Un monumento megalítco que tuvo usos religiosos

La Conferencia Episcopal sarda se ha adherido a la solicitud que las autoridades regionales y diversos entes administrativos y culturales de Cerdeña han cursado ante la Unesco para que los nuragas sean reconocidos como «patrimonio identitario de valor universal”. Debe de haber unos siete mil.

El complejo arqueológico de Su Nuraxi, en Barumini, habitado desde el tercer milenio hasta el siglo III antes de Cristo, había sido declarado ya, en 1997, “Patrimonio de la Humanidad”. Ahora lo que se pide es que sea la totalidad de la civilización nurágica de Cerdeña la que entre en la lista.

Los nuragas, torres megalíticas circulares con forma de cono truncado, han tenido diversos usos. También el religioso. E incluso cristiano, como atestigua el hecho de que algunos lleven nombres de santos. Así, el santuario nurágico de Santa Anastasia, en Sardara, consistente en un pozo sagrado, sobre el que se levantó una iglesia.

Estas construcciones, sólidas, abrazantes, silenciosas, telúricas, seguras, son, en virtud del haz luminoso que se derrama en su interior a través del tragaluz de la falsa bóveda, un espacio en el que se unen cielo y tierra, interioridad y exterioridad, oscuridad y claridad, bajura y altura, humanidad y divinidad.

La capilla campestre Bruder Klaus, de Peter Zumthor, en Mechernich-Wachendorf, Alemania, persigue, con otro estilo, efectos semejantes. Impenetrable como una torre medieval, aunque iluminada interiormente por la luz solar, que se adentra en la profundidad de ese gran cerne arbóreo a través del estrecho ojo abierto en la cubierta, por el cual penetra la lluvia, como en el Panteón de Roma, es un microcosmos comunicado con el sobrenatural, que desciende hasta la rugosidad de la tierra, embelleciéndola con su luminosidad.
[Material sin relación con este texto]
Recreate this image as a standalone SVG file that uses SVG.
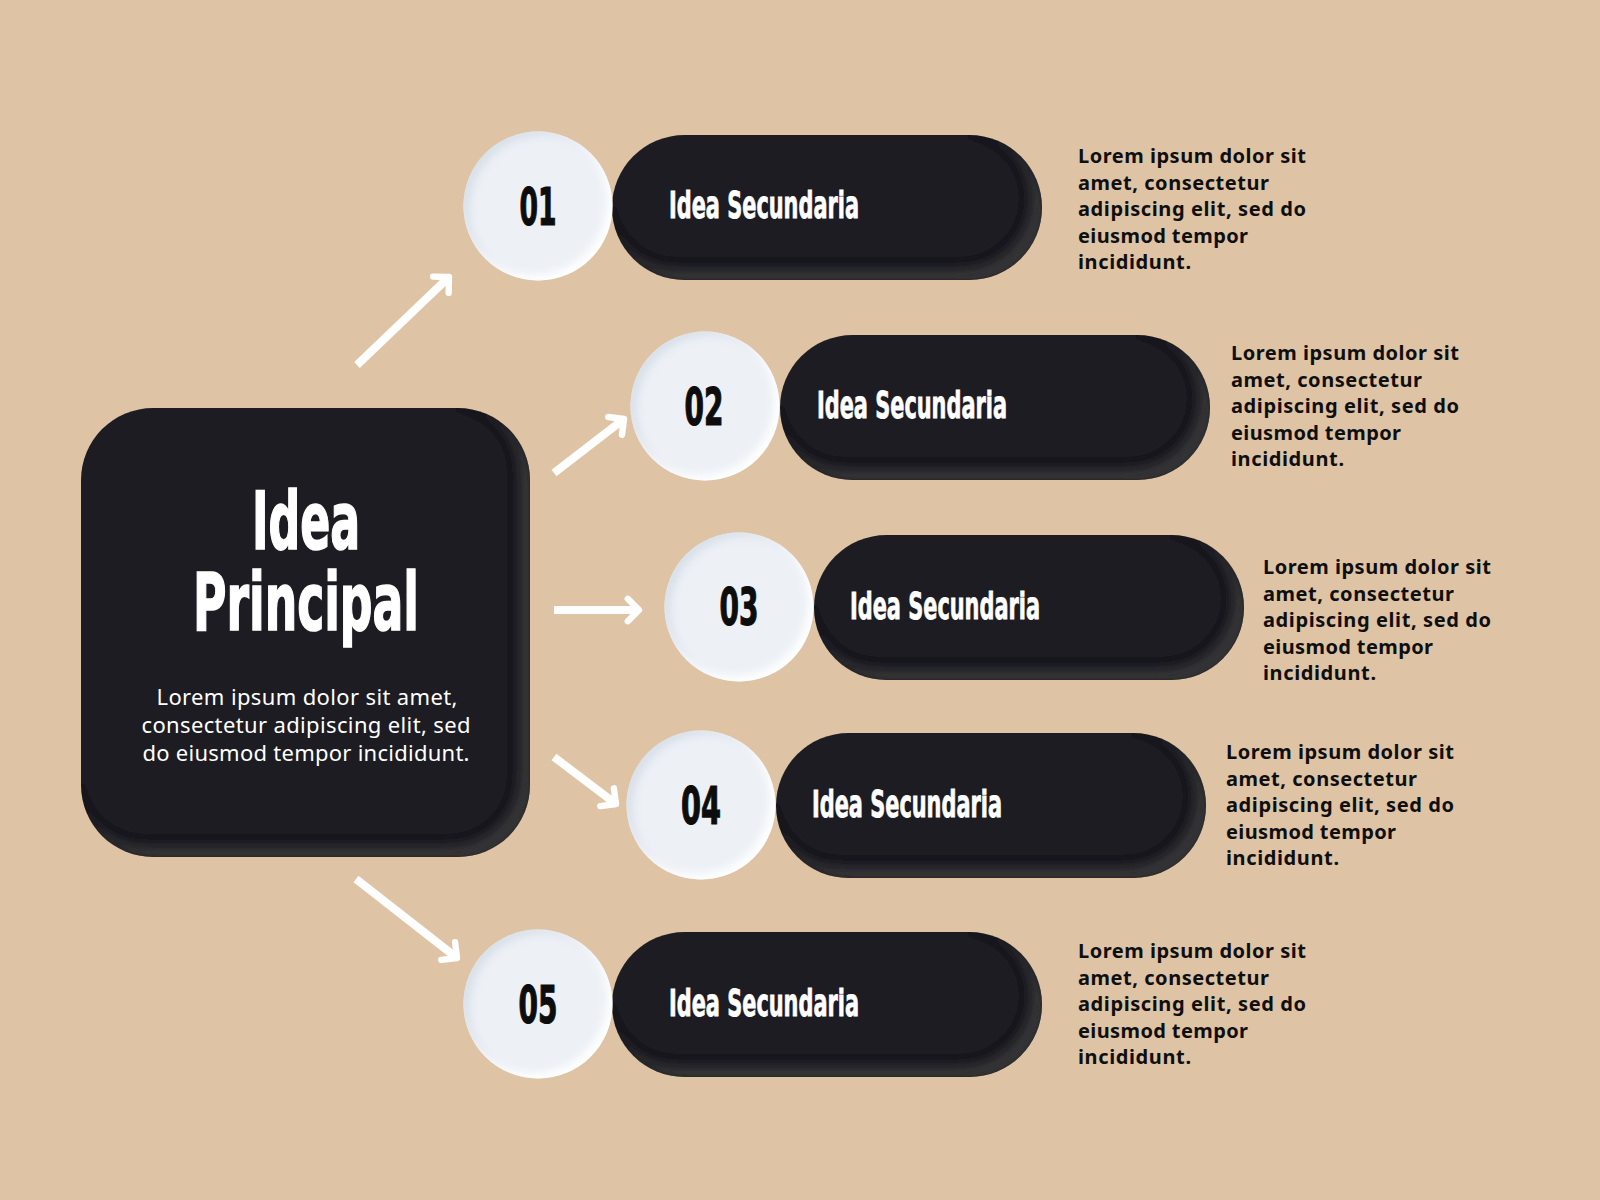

Son espacios sagrados que, como alguien dijo acerca de los nuragas, enseñan a «caminar sobre la tierra, mirando hacia el cielo». Y era eso también lo que, en el siglo IV, en el monte de los Olivos, en Jerusalén, experimentaban los peregrinos que visitaban el santuario de la Ascensión de Jesús.

Allí, dentro del perímetro del “Imbomon”, un templete con pórticos y sin techumbre, podía verse el cielo, al que, cuarenta días después de su resurrección, había subido el Salvador del mundo precisamente desde aquel sitio.
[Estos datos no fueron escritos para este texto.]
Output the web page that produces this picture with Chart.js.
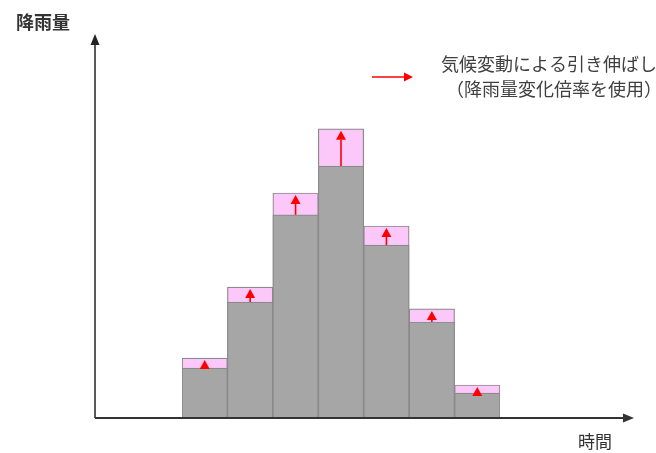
<!DOCTYPE html>
<html>
<head>
<meta charset="utf-8">
<script src="https://cdn.jsdelivr.net/npm/chart.js@4"></script>
<style>
  body { margin: 0; background: #fff; }
  #wrap { width: 656px; height: 453px; position: relative; }
</style>
</head>
<body>
<div id="wrap"><canvas id="myChart"></canvas></div>
<script>
// time steps (hyetograph blocks)
const steps = ['1', '2', '3', '4', '5', '6', '7'];
// rainfall of the base hyetograph
const baseRain = [13.0, 30.2, 52.9, 65.6, 45.0, 25.0, 6.5];
// rainfall after climate change stretching
const stretchedRain = [15.6, 34.1, 58.6, 75.3, 50.0, 28.4, 8.6];
const yMax = 100;

const font = '"Noto Sans CJK JP", "Noto Sans", sans-serif';

function arrow(c, x1, y1, x2, y2, head, half, color, lw) {
  const ang = Math.atan2(y2 - y1, x2 - x1);
  const bx = x2 - head * Math.cos(ang), by = y2 - head * Math.sin(ang);
  c.strokeStyle = color;
  c.fillStyle = color;
  c.lineWidth = lw;
  c.beginPath();
  c.moveTo(x1, y1);
  c.lineTo(bx, by);
  c.stroke();
  c.beginPath();
  c.moveTo(x2, y2);
  c.lineTo(bx + half * Math.sin(ang), by - half * Math.cos(ang));
  c.lineTo(bx - half * Math.sin(ang), by + half * Math.cos(ang));
  c.closePath();
  c.fill();
}

//draws the axes with arrows, the red stretch arrows and the texts
const decor = {
  id: 'decor',
  afterDatasetsDraw(chart) {
    const c = chart.ctx;
    const xs = chart.scales.x, ys = chart.scales.y;
    const bottom = chart.chartArea.bottom;
    c.save();
    // stretch arrows
    steps.forEach((s, i) => {
      const x = xs.getPixelForValue(i);
      const y1 = ys.getPixelForValue(baseRain[i]);
      const y2 = ys.getPixelForValue(stretchedRain[i]) + 2;
      arrow(c, x, y1, x, y2, 9, 5, '#ff0000', 1.6);
    });
    // axes
    arrow(c, 95, bottom, 95, 34, 11, 4.5, '#222', 1.5);
    arrow(c, 95, bottom, 634, bottom, 11, 4.5, '#333', 2);
    // legend
    arrow(c, 372, 77, 413, 77, 9, 4.5, '#ff0000', 1.5);
    c.fillStyle = '#404040';
    c.textBaseline = 'middle';
    c.font = '18px ' + font;
    c.fillText('気候変動による引き伸ばし', 441, 64);
    c.fillText('（降雨量変化倍率を使用）', 446, 89);
    c.fillStyle = '#333';
    c.font = 'bold 18px ' + font;
    c.fillText('降雨量', 16, 22);
    c.font = '17px ' + font;
    c.fillText('時間', 578, 442);
    c.restore();
  }
};

new Chart(document.getElementById('myChart'), {
  type: 'bar',
  data: {
    labels: steps,
    datasets: [
      {
        label: 'base',
        data: baseRain,
        backgroundColor: '#a6a6a6',
        borderColor: '#8a8a8a',
        borderWidth: 1.2,
        borderSkipped: false,
        grouped: false,
        order: 0
      },
      {
        label: 'stretched',
        data: stretchedRain,
        backgroundColor: '#fcc8fa',
        borderColor: '#8a8a8a',
        borderWidth: 1.2,
        borderSkipped: false,
        grouped: false,
        order: 1
      }
    ]
  },
  options: {
    responsive: true,
    maintainAspectRatio: false,
    animation: false,
    layout: { padding: { left: 182, right: 156, top: 34, bottom: 35 } },
    datasets: { bar: { categoryPercentage: 1, barPercentage: 1 } },
    scales: {
      x: { display: false, offset: true },
      y: { display: false, min: 0, max: yMax }
    },
    plugins: {
      legend: { display: false },
      tooltip: { enabled: false }
    }
  },
  plugins: [decor]
});
</script>
</body>
</html>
Hoy, la “aedicula” existente, aunque con bóveda cerrada y arcos ciegos, nos da cierta idea de cómo era el lugar en el período bizantino. En ese santuario, que es, en la actualidad, propiedad de musulmanes, se reúnen, engalanándolo para la ocasión con colgaduras y tiendas de campaña, en la noche de la vigilia y en la mañana de la fiesta anual de la Ascensión, los franciscanos y los cristianos de Tierra Santa, para orar y celebrar la Eucaristía, memorial de la pasión, muerte, resurrección e ida al cielo de Jesucristo, quien anunció que vendría de nuevo a nuestro encuentro, y esa segunda vez en gloria, al final de los tiempos.